— Provided data —
↓

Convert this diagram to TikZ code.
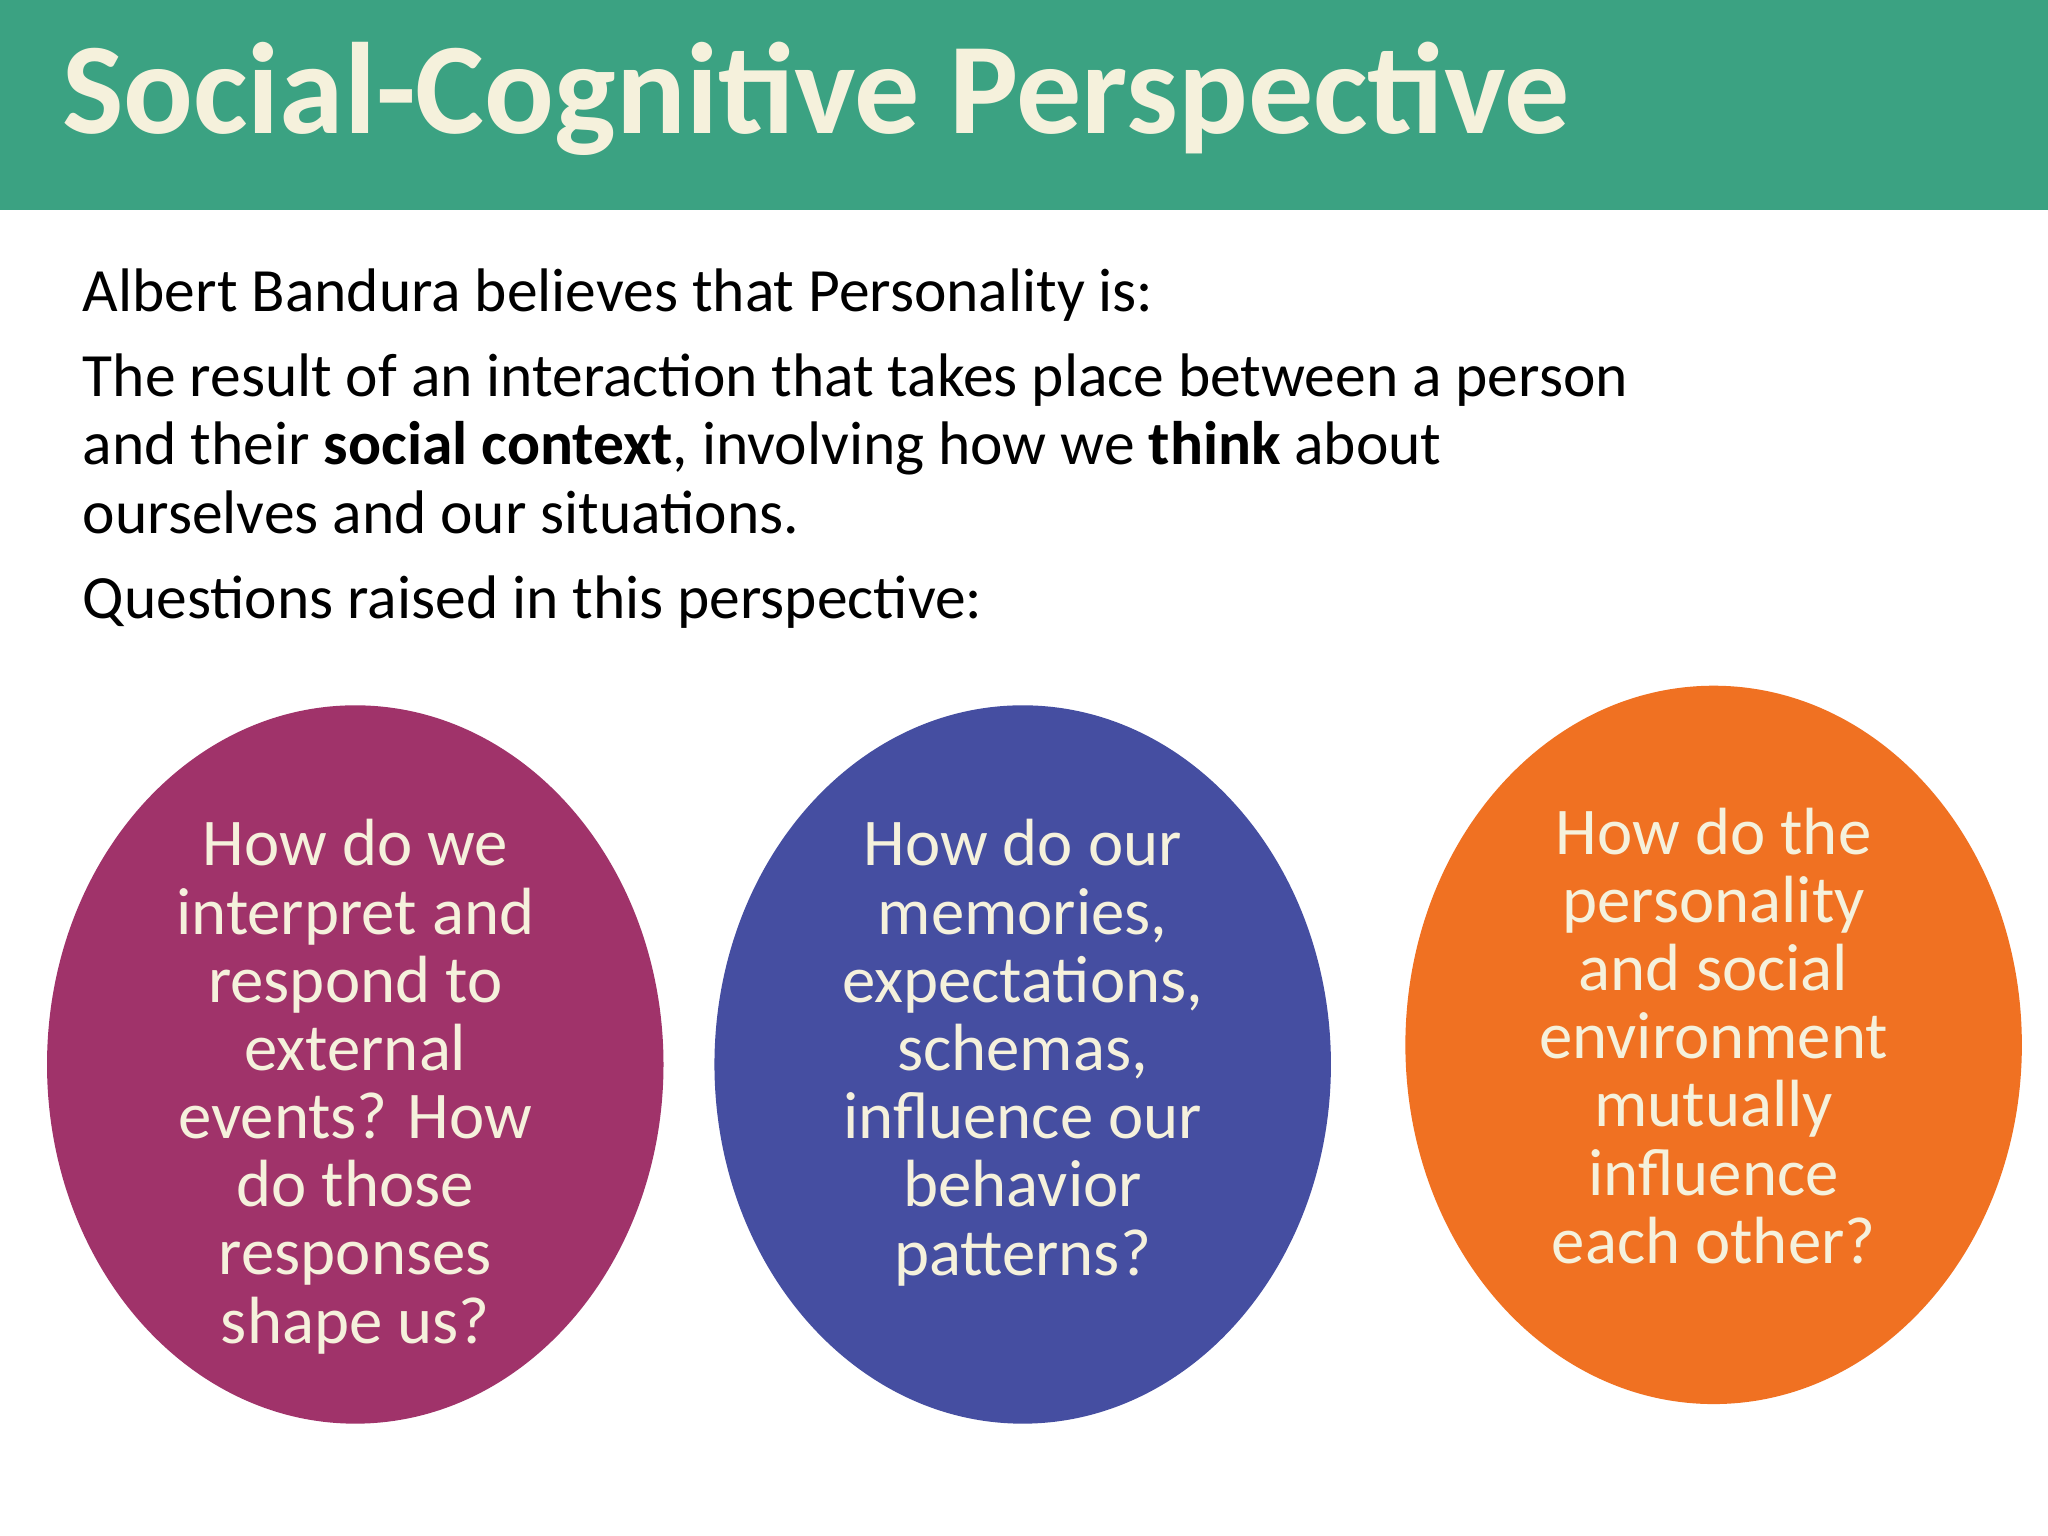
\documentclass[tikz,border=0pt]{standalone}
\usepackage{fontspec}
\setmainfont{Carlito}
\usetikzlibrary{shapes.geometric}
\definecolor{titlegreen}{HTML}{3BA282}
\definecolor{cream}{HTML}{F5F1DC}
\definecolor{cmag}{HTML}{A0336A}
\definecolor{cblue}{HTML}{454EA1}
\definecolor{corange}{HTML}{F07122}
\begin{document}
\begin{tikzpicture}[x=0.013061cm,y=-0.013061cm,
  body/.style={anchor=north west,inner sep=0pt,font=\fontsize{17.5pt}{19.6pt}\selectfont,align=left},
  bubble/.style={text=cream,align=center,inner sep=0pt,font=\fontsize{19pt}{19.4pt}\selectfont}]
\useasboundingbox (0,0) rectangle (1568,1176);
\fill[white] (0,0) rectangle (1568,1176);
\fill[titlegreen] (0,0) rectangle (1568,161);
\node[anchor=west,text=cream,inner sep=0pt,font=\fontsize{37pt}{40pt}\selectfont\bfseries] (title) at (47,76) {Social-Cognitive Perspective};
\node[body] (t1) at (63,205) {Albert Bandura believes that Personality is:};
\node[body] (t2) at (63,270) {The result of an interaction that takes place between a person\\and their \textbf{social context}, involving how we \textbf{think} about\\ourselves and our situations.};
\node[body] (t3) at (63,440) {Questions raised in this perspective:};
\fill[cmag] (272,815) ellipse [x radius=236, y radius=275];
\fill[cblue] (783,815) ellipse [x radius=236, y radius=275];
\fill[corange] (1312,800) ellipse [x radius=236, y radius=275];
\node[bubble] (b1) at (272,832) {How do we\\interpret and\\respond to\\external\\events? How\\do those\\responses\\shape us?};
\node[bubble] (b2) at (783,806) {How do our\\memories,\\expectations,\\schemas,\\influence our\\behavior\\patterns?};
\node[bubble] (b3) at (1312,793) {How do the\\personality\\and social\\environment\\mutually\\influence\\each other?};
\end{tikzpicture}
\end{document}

↑

— Task requirements —
Using the listing, copy every line where the word "this" shows up.

— Written answer —
Convert this diagram to TikZ code.
\node[body] (t3) at (63,440) {Questions raised in this perspective:};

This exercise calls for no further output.